4. The type of sales transacted between ALAC and Braunstein were alternately described as ALAC's method of “flushing” and “dumping” unwanted excess product.
5. The parties signed a contract on December 5, 1995, three months before Braunstein's final purchase from ALAC. However, Braunstein did not receive the executed contract until three months after his final purchase.
6. The most plausible reason for the investigation is that Apple alerted the United States Attorney's Office to the problem. The United States Attorney's Office in Arizona may have gotten involved because it was already investigating criminal fraud allegations against Kaplan. The Arizona United States Attorney's Office obtained an indictment against Kaplan in the fall of 1997 for conducting “a fraudulent rebate scheme involving Apple Powerbook 5300's.” The government has never accused Braunstein of any involvement in that rebate scheme.
7. At this point, Braunstein had not been formally charged or indicted.
8. The full text of the Hyde Amendment provides:During fiscal year 1998 and in any fiscal year thereafter, the court, in any criminal case (other than the case in which the defendant is represented by assigned counsel paid for by the public) pending on or after the date of the enactment of this Act [Nov. 26, 1997], may award to a prevailing party, other than the United States, a reasonable attorney's fee and other litigation expenses, where the court finds that the position of the United States was vexatious, frivolous, or in bad faith, unless the court finds that special circumstances make such an award unjust. Such awards shall be granted pursuant to the procedures and limitations (but not the burden of proof) provided for an award under section 2412 of title 28, United States Code. To determine whether or not to award fees and costs under this section, the court, for good cause shown, may receive evidence ex parte and in camera ․ and evidence or testimony so received shall be kept under seal. Fees and other expenses awarded under this provision to a party shall be paid by the agency over which the party prevails from any funds made available to the agency by appropriation. No new appropriations shall be made as a result of this provision.18 U.S.C. § 3006A.
9. Specifically, as a threshold matter, the defendant must show that: (1) the case against him was pending on or after the enactment of the Hyde Amendment; (2) his net worth is less than $2 million; (3) he was the prevailing party in a criminal prosecution; (4) he was not represented by assigned counsel paid for by the public; (5) his attorney's fees were reasonable; and (6) no special circumstances exist to make the award unjust. United States v. Adkinson, 247 F.3d 1289, 1291 n. 2 (11th Cir.2001).

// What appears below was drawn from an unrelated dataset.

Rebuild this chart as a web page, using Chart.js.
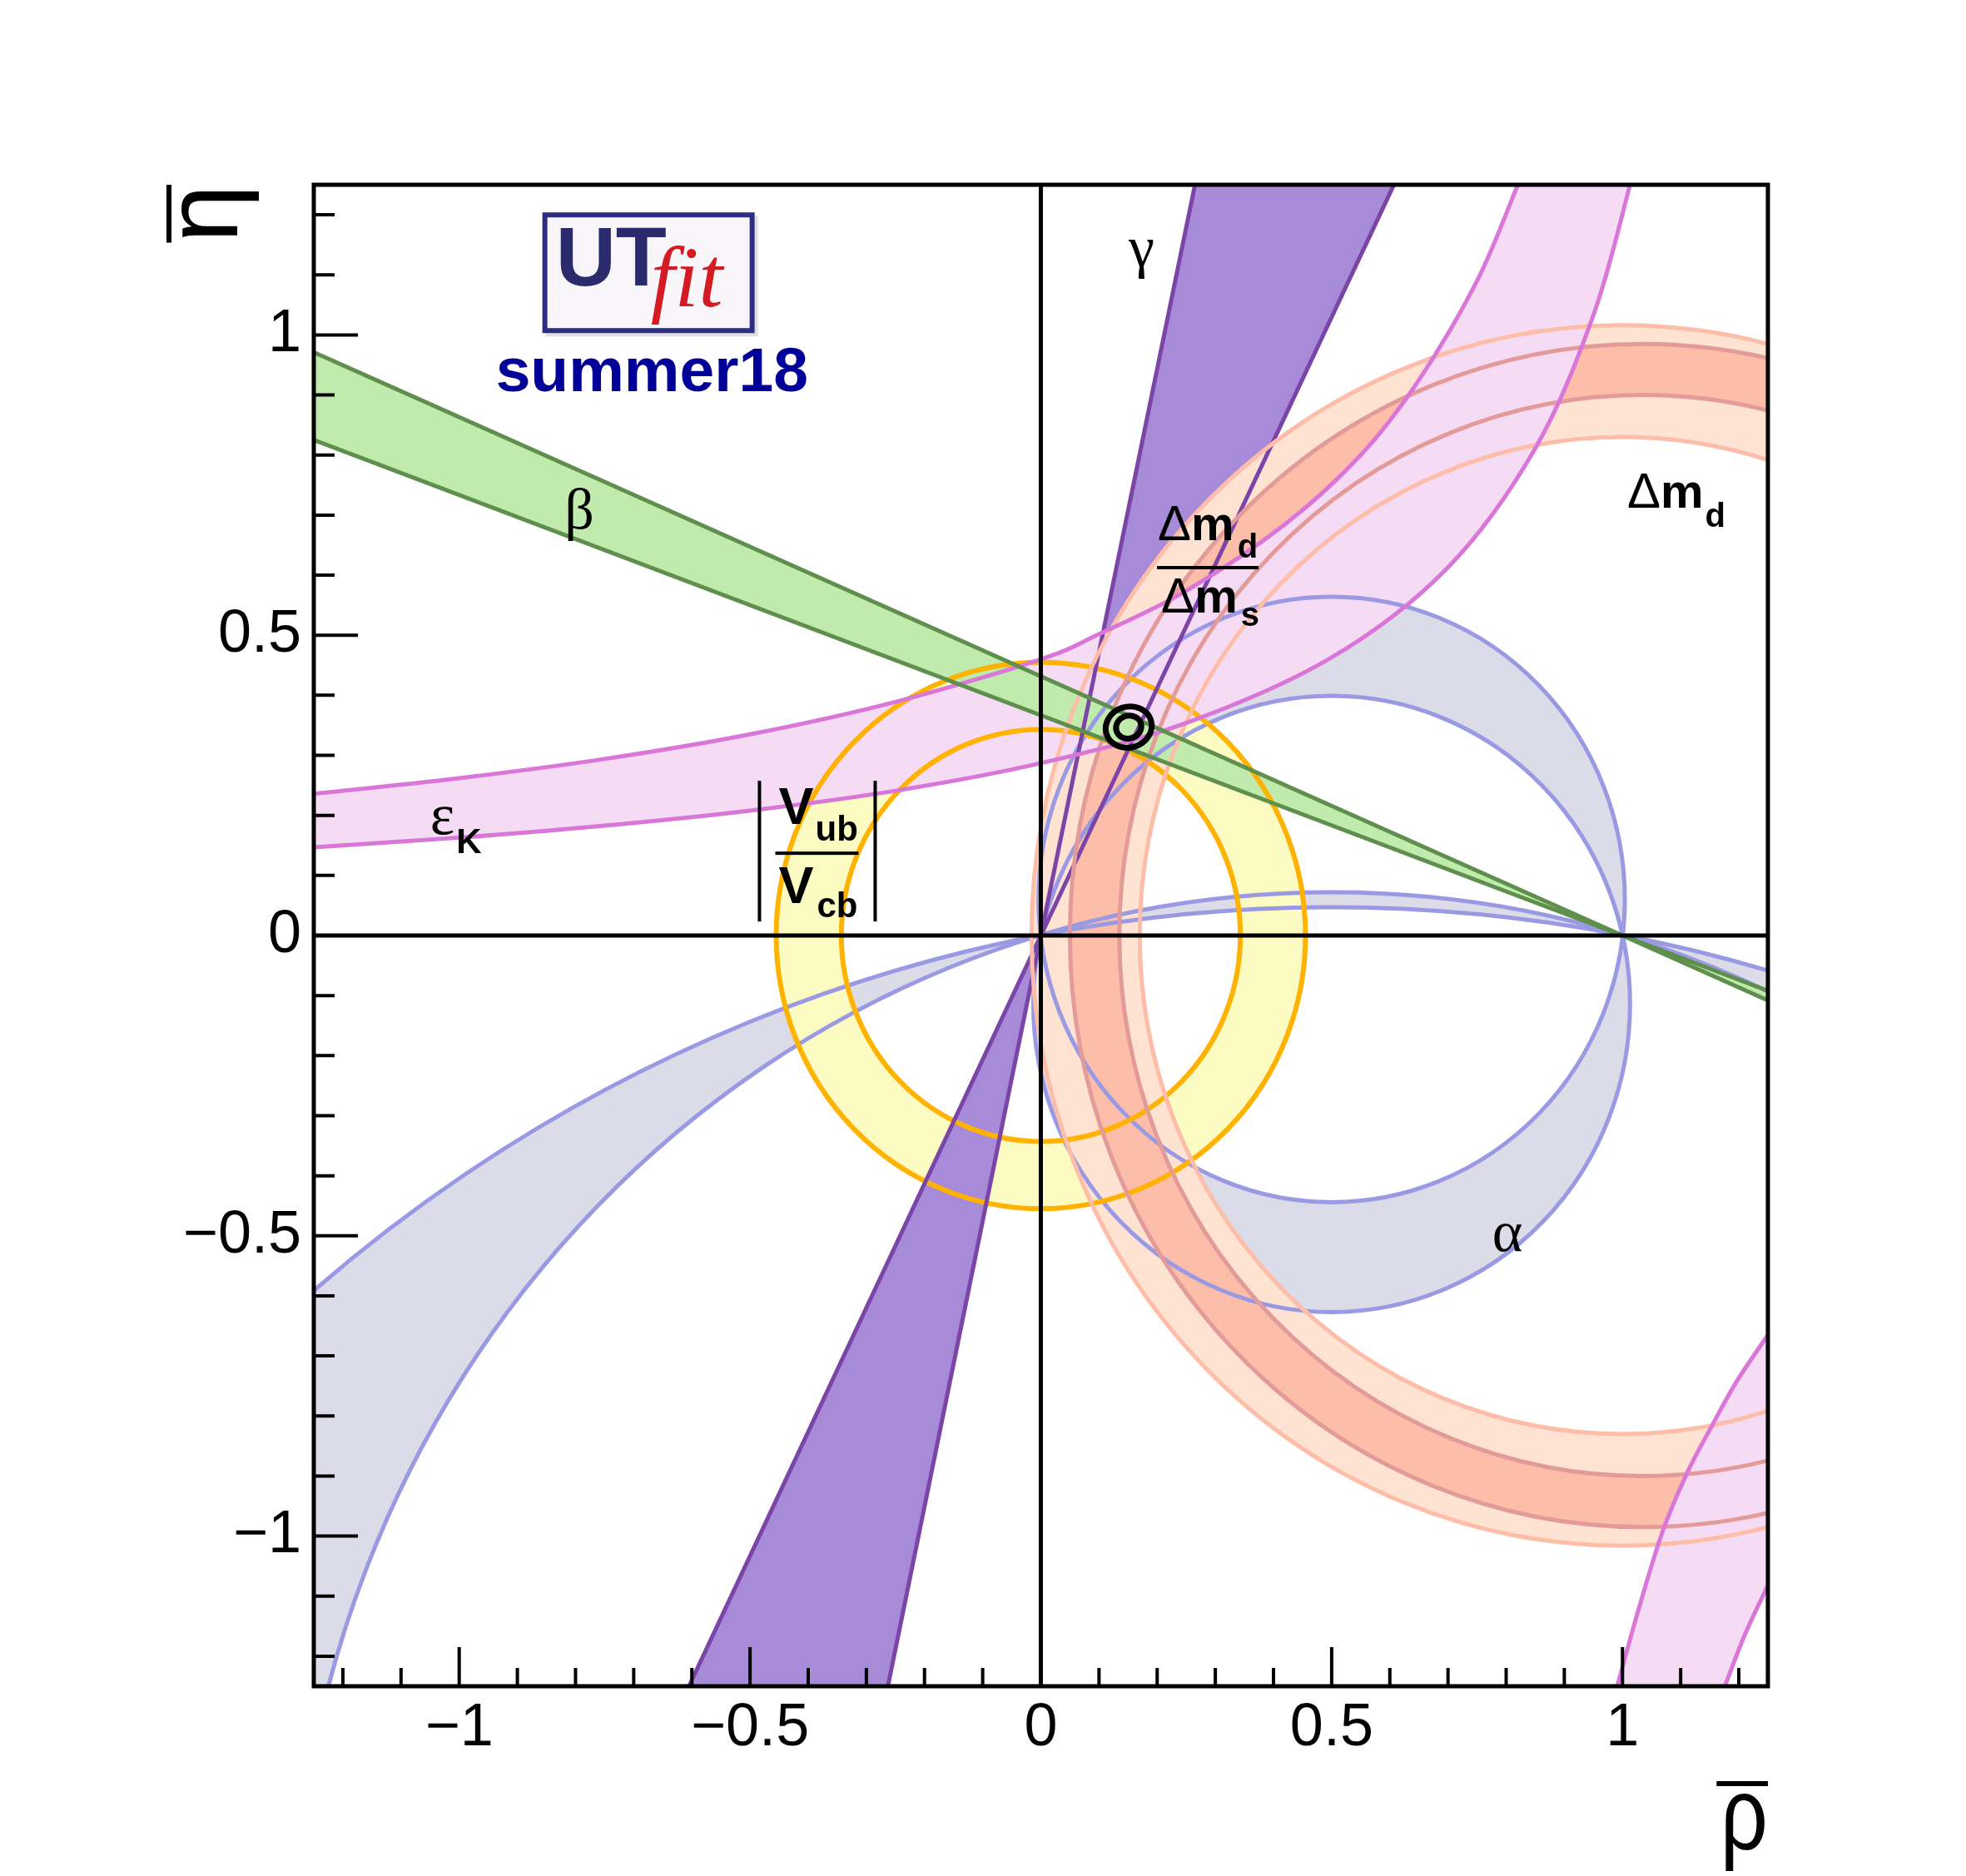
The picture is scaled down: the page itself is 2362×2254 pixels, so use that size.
<!DOCTYPE html>
<html>
<head>
<meta charset="utf-8">
<script src="https://cdn.jsdelivr.net/npm/chart.js@4.4.0/dist/chart.umd.min.js"></script>
<style>
  html, body { margin: 0; padding: 0; background: #fff; }
</style>
</head>
<body>
<canvas id="utChart" width="2362" height="2254"></canvas>
<script>
// axis ranges and ticks
const rhoRange = [-1.25, 1.25];
const etaRange = [-1.25, 1.25];
const rhoTickLabels = [-1, -0.5, 0, 0.5, 1];
const etaTickLabels = [-1, -0.5, 0, 0.5, 1];

// alpha: two pairs of circles through (0,0) and (1,0)  [rho, eta, radius]
const alphaSmall = [[0.5, 0.06, 0.504], [0.5, -0.114, 0.513]];
const alphaBig = [[0.5, -1.714, 1.786], [0.5, -2.671, 2.718]];

// |Vub/Vcb| ring around the origin
const vubCenter = [0, 0];
const vubRadii = [0.343, 0.455];

// Delta m_d (wide) and Delta m_d / Delta m_s (narrow) rings
const dmdCenter = [1, 0];
const dmdRadii = [0.83, 1.016];
const dmsCenter = [1.035, 0];
const dmsRadii = [0.90, 0.985];

// gamma wedge from the origin: rho where the edges leave the frame
const gammaTopRho = [0.265, 0.607];      // at eta = 1.25
const gammaBottomRho = [-0.605, -0.263]; // at eta = -1.25

// beta wedge from (1,0): eta where the edges leave the frame
const betaApex = [1, 0];
const betaLeftEta = [0.971, 0.825];   // at rho = -1.25
const betaRightEta = [-0.108, -0.092]; // at rho = 1.25

// epsilon_K band, upper branch
const epsUpRho = [-1.25, -1.0, -0.75, -0.5, -0.25, 0, 0.1, 0.25, 0.42, 0.55, 0.65, 0.75, 0.82];
const epsUpEta = [0.236, 0.262, 0.294, 0.335, 0.389, 0.46, 0.502, 0.574, 0.685, 0.80, 0.925, 1.09, 1.25];
const epsLoRho = [-1.25, -1.0, -0.75, -0.5, -0.25, 0, 0.25, 0.5, 0.7, 0.85, 0.95, 1.013];
const epsLoEta = [0.147, 0.163, 0.183, 0.208, 0.241, 0.287, 0.354, 0.463, 0.613, 0.811, 1.033, 1.25];
// epsilon_K band, lower branch
const epsB2InRho = [0.991, 1.025, 1.068, 1.111, 1.154, 1.196, 1.25];
const epsB2InEta = [-1.25, -1.131, -0.995, -0.895, -0.816, -0.743, -0.665];
const epsB2OutRho = [1.176, 1.21, 1.25];
const epsB2OutEta = [-1.25, -1.165, -1.082];

// fit result contours [rho, eta, half-width rho, half-width eta]
const fitContours = [[0.151, 0.347, 0.040, 0.034], [0.151, 0.347, 0.022, 0.019]];

const zip = (a, b) => a.map((v, i) => [v, b[i]]);
const fmt = v => (v < 0 ? '\u2212' : '') + Math.abs(v);

const colors = {
  alpha: ['#dcdce8', '#9a9ae4'],
  vub: ['#fbfbc2', '#ffb300'],
  gamma: ['#a78bd8', '#7b45a7'],
  dmd: ['#fee3d3', '#fdbda8'],
  dms: ['#fcbda9', '#e39b99'],
  eps: ['#f5dcf4', '#d976d8'],
  beta: ['#c1eaad', '#5e8f4c']
};

function spline(ctx, pts, move) {
  if (move) ctx.moveTo(pts[0][0], pts[0][1]);
  else ctx.lineTo(pts[0][0], pts[0][1]);
  for (let i = 0; i < pts.length - 1; i++) {
    const p0 = pts[i - 1] || pts[i], p1 = pts[i], p2 = pts[i + 1], p3 = pts[i + 2] || p2;
    ctx.bezierCurveTo(
      p1[0] + (p2[0] - p0[0]) / 6, p1[1] + (p2[1] - p0[1]) / 6,
      p2[0] - (p3[0] - p1[0]) / 6, p2[1] - (p3[1] - p1[1]) / 6,
      p2[0], p2[1]);
  }
}

const utPlugin = {
  id: 'utBands',
  beforeDraw(chart) {
    const ctx = chart.ctx;
    ctx.save();
    ctx.fillStyle = '#fff';
    ctx.fillRect(0, 0, chart.width, chart.height);
    ctx.restore();
  },
  afterDraw(chart) {
    const { ctx, chartArea: a } = chart;
    const sx = chart.scales.x, sy = chart.scales.y;
    const P = (r, e) => [sx.getPixelForValue(r), sy.getPixelForValue(e)];
    const pts = list => list.map(p => P(p[0], p[1]));

    function circle(c) {
      const [cx, cy] = P(c[0], c[1]);
      const rx = sx.getPixelForValue(c[0] + c[2]) - cx;
      const ry = cy - sy.getPixelForValue(c[1] + c[2]);
      ctx.moveTo(cx + rx, cy);
      ctx.ellipse(cx, cy, rx, ry, 0, 0, Math.PI * 2);
    }
    function ringFill(circles, col) {
      ctx.beginPath();
      circles.forEach(circle);
      ctx.fillStyle = col;
      ctx.fill('evenodd');
    }
    function ringLine(circles, col) {
      circles.forEach(c => { ctx.beginPath(); circle(c); ctx.strokeStyle = col; ctx.stroke(); });
    }
    const vubC = vubRadii.map(r => [vubCenter[0], vubCenter[1], r]);
    const dmdC = dmdRadii.map(r => [dmdCenter[0], dmdCenter[1], r]);
    const dmsC = dmsRadii.map(r => [dmsCenter[0], dmsCenter[1], r]);

    const gammaUp = [[0, 0], [gammaTopRho[0], rhoRange[1]], [gammaTopRho[1], rhoRange[1]]];
    const gammaDn = [[0, 0], [gammaBottomRho[0], etaRange[0]], [gammaBottomRho[1], etaRange[0]]];
    const betaL = [betaApex, [rhoRange[0], betaLeftEta[0]], [rhoRange[0], betaLeftEta[1]]];
    const betaR = [betaApex, [rhoRange[1], betaRightEta[0]], [rhoRange[1], betaRightEta[1]]];

    const epsUp = pts(zip(epsUpRho, epsUpEta));
    const epsLo = pts(zip(epsLoRho, epsLoEta));
    const epsIn = pts(zip(epsB2InRho, epsB2InEta));
    const epsOut = pts(zip(epsB2OutRho, epsB2OutEta));

    function wedgeFill(tri, col) {
      const q = pts(tri);
      ctx.beginPath();
      ctx.moveTo(q[0][0], q[0][1]);
      ctx.lineTo(q[1][0], q[1][1]);
      ctx.lineTo(q[2][0], q[2][1]);
      ctx.closePath();
      ctx.fillStyle = col;
      ctx.fill();
    }
    function wedgeLine(tri, col) {
      const q = pts(tri);
      ctx.strokeStyle = col;
      [1, 2].forEach(i => {
        ctx.beginPath();
        ctx.moveTo(q[0][0], q[0][1]);
        ctx.lineTo(q[i][0], q[i][1]);
        ctx.stroke();
      });
    }

    ctx.save();
    ctx.beginPath();
    ctx.rect(a.left, a.top, a.right - a.left, a.bottom - a.top);
    ctx.clip();
    ctx.lineJoin = 'round';

    // fills
    ringFill(alphaSmall, colors.alpha[0]);
    ringFill(alphaBig, colors.alpha[0]);
    ringFill(vubC, colors.vub[0]);
    wedgeFill(gammaUp, colors.gamma[0]);
    wedgeFill(gammaDn, colors.gamma[0]);
    ringFill(dmdC, colors.dmd[0]);
    ringFill(dmsC, colors.dms[0]);
    ctx.beginPath();
    spline(ctx, epsUp, true);
    spline(ctx, epsLo.slice().reverse(), false);
    ctx.closePath();
    ctx.fillStyle = colors.eps[0];
    ctx.fill();
    ctx.beginPath();
    spline(ctx, epsIn, true);
    spline(ctx, epsOut.slice().reverse(), false);
    ctx.closePath();
    ctx.fill();
    wedgeFill(betaL, colors.beta[0]);
    wedgeFill(betaR, colors.beta[0]);

    // edges
    ctx.lineWidth = 5;
    ringLine(alphaSmall, colors.alpha[1]);
    ringLine(alphaBig, colors.alpha[1]);
    ctx.lineWidth = 6;
    ringLine(vubC, colors.vub[1]);
    ctx.lineWidth = 5;
    wedgeLine(gammaUp, colors.gamma[1]);
    wedgeLine(gammaDn, colors.gamma[1]);
    ringLine(dmdC, colors.dmd[1]);
    ringLine(dmsC, colors.dms[1]);
    ctx.strokeStyle = colors.eps[1];
    [epsUp, epsLo, epsIn, epsOut].forEach(l => { ctx.beginPath(); spline(ctx, l, true); ctx.stroke(); });
    wedgeLine(betaL, colors.beta[1]);
    wedgeLine(betaR, colors.beta[1]);

    // axes through origin
    ctx.strokeStyle = '#000';
    ctx.lineWidth = 5;
    const o = P(0, 0);
    ctx.beginPath();
    ctx.moveTo(a.left, o[1]); ctx.lineTo(a.right, o[1]);
    ctx.moveTo(o[0], a.top); ctx.lineTo(o[0], a.bottom);
    ctx.stroke();

    // fit contours
    ctx.lineWidth = 7;
    fitContours.forEach(c => {
      const [cx, cy] = P(c[0], c[1]);
      const rx = sx.getPixelForValue(c[0] + c[2]) - cx;
      const ry = cy - sy.getPixelForValue(c[1] + c[3]);
      ctx.beginPath();
      ctx.ellipse(cx, cy, rx, ry, -0.3, 0, Math.PI * 2);
      ctx.stroke();
    });
    ctx.restore();

    // frame and ticks
    ctx.save();
    ctx.strokeStyle = '#000';
    ctx.lineWidth = 5;
    ctx.strokeRect(a.left, a.top, a.right - a.left, a.bottom - a.top);
    ctx.lineWidth = 4;
    ctx.beginPath();
    for (let k = -12; k <= 12; k++) {
      const v = k / 10;
      const major = k % 5 === 0;
      const xp = sx.getPixelForValue(v);
      ctx.moveTo(xp, a.bottom);
      ctx.lineTo(xp, a.bottom - (major ? 47 : 22));
      const yp = sy.getPixelForValue(v);
      ctx.moveTo(a.left, yp);
      ctx.lineTo(a.left + (major ? 53 : 25), yp);
    }
    ctx.stroke();

    // axis titles
    ctx.fillStyle = '#000';
    ctx.font = '125px "Liberation Sans"';
    ctx.textBaseline = 'alphabetic';
    ctx.save();
    ctx.translate(a.right, a.bottom + 196);
    ctx.scale(0.8, 1);
    ctx.textAlign = 'right';
    ctx.fillText('\u03c1', 0, 0);
    const wr = ctx.measureText('\u03c1').width;
    ctx.fillRect(-wr - 6, -82, wr + 6, 6);
    ctx.restore();
    ctx.save();
    ctx.translate(a.left - 92, a.top);
    ctx.rotate(-Math.PI / 2);
    ctx.textAlign = 'right';
    ctx.fillText('\u03b7', 0, 0);
    const we = ctx.measureText('\u03b7').width;
    ctx.fillRect(-we, -85, we, 6);
    ctx.restore();

    // helper for runs of text pieces [text, font, dy, gap]
    function run(pieces, x, y, measureOnly) {
      let cx = x;
      pieces.forEach(p => {
        ctx.font = p[1];
        if (!measureOnly) ctx.fillText(p[0], cx, y + (p[2] || 0));
        cx += ctx.measureText(p[0]).width + (p[3] || 0);
      });
      return cx - x;
    }
    ctx.textAlign = 'left';
    const greek = '70px "Liberation Serif"';
    const txt = (s, f, r, e) => { const q = P(r, e); ctx.font = f; ctx.fillText(s, q[0], q[1]); };
    txt('\u03b3', greek, 0.151, 1.114);
    txt('\u03b2', greek, -0.819, 0.678);
    txt('\u03b1', greek, 0.776, -0.525);
    const ek = P(-1.05, 0.169);
    run([['\u03b5', greek, 0, 2], ['K', 'bold 42px "Liberation Sans"', 23]], ek[0], ek[1]);

    const D = '60px "Liberation Sans"', M = 'bold 58px "Liberation Sans"', S = 'bold 40px "Liberation Sans"';
    const dm = P(1.008, 0.712);
    run([['\u0394', D], ['m', M, 0, 2], ['d', S, 23]], dm[0], dm[1]);

    // Delta m_d / Delta m_s fraction
    const fr = P(0.287, 0.6125);
    const num = [['\u0394', D], ['m', M, 0, 4], ['d', S, 21]];
    const den = [['\u0394', D], ['m', M, 0, 4], ['s', S, 16]];
    const wn = run(num, 0, 0, true), wd = run(den, 0, 0, true);
    run(num, fr[0] - wn / 2, fr[1] - 33);
    run(den, fr[0] - wd / 2 + 3, fr[1] + 54);
    ctx.fillRect(fr[0] - 61, fr[1] - 2, 122, 4);

    // |Vub/Vcb|
    const vb = P(-0.385, 0.137);
    const V = 'bold 63px "Liberation Sans"', sub = 'bold 42px "Liberation Sans"';
    run([['V', V, 0, 2], ['ub', sub, 20]], vb[0] - 46, vb[1] - 35);
    run([['V', V, 0, 4], ['cb', sub, 17]], vb[0] - 46, vb[1] + 60);
    ctx.fillRect(vb[0] - 50, vb[1] - 2, 100, 4);
    ctx.fillRect(vb[0] - 71, vb[1] - 87, 4, 169);
    ctx.fillRect(vb[0] + 68, vb[1] - 87, 4, 169);

    // UTfit logo and tag
    const lg = P(-0.857, 1.204);
    ctx.fillStyle = 'rgba(0,0,0,0.12)';
    ctx.fillRect(lg[0] + 4, lg[1] + 4, 255, 145);
    ctx.fillStyle = '#f8f5f8';
    ctx.fillRect(lg[0], lg[1], 255, 145);
    ctx.strokeStyle = '#2e2e80';
    ctx.lineWidth = 6;
    ctx.strokeRect(lg[0] + 3, lg[1] + 3, 249, 139);
    ctx.fillStyle = '#2a2a6c';
    ctx.font = 'bold 100px "Liberation Sans"';
    ctx.fillText('UT', lg[0] + 16, lg[1] + 88);
    ctx.fillStyle = '#d41a22';
    ctx.font = 'italic 104px "Liberation Serif"';
    ctx.fillText('fit', lg[0] + 130, lg[1] + 113);
    ctx.fillStyle = '#000099';
    ctx.font = 'bold 75px "Liberation Sans"';
    ctx.fillText('summer18', lg[0] - 56, lg[1] + 215);
    ctx.restore();
  }
};

const tickFont = { family: 'Liberation Sans', size: 72 };

new Chart(document.getElementById('utChart'), {
  type: 'scatter',
  data: { datasets: [{ data: [], pointRadius: 0 }] },
  options: {
    responsive: false,
    animation: false,
    layout: { padding: { top: 222, right: 238, left: 0, bottom: 0 } },
    plugins: { legend: { display: false }, tooltip: { enabled: false } },
    scales: {
      x: {
        type: 'linear', min: rhoRange[0], max: rhoRange[1],
        afterFit(s) { s.height = 228; },
        afterBuildTicks(s) { s.ticks = rhoTickLabels.map(v => ({ value: v })); },
        grid: { display: false, drawTicks: false },
        border: { display: false },
        ticks: { font: tickFont, color: '#000', padding: 8, maxRotation: 0, autoSkip: false, callback: fmt }
      },
      y: {
        type: 'linear', min: etaRange[0], max: etaRange[1],
        afterFit(s) { s.width = 377; },
        afterBuildTicks(s) { s.ticks = etaTickLabels.map(v => ({ value: v })); },
        grid: { display: false, drawTicks: false },
        border: { display: false },
        ticks: { font: tickFont, color: '#000', padding: 15, autoSkip: false, callback: fmt }
      }
    }
  },
  plugins: [utPlugin]
});
</script>
</body>
</html>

10. The legislation was motivated by Representative Hyde and his colleagues' outrage over the prosecution of former Labor Secretary Ray Donovan and former Congressman Joseph McDade. Both Donovan and McDade were subjected to lengthy federal criminal prosecutions and ultimately were acquitted. Gilbert, 198 F.3d at 1299-1300. The intent of the legislation was to ensure that innocent people would not bankrupt themselves defending against frivolous and bad faith prosecutions. Id. at 1300 (quoting Rep. Hyde as stating, “at least, if the Government tries to bankrupt someone because of attorney's fees, they ought to pay that”).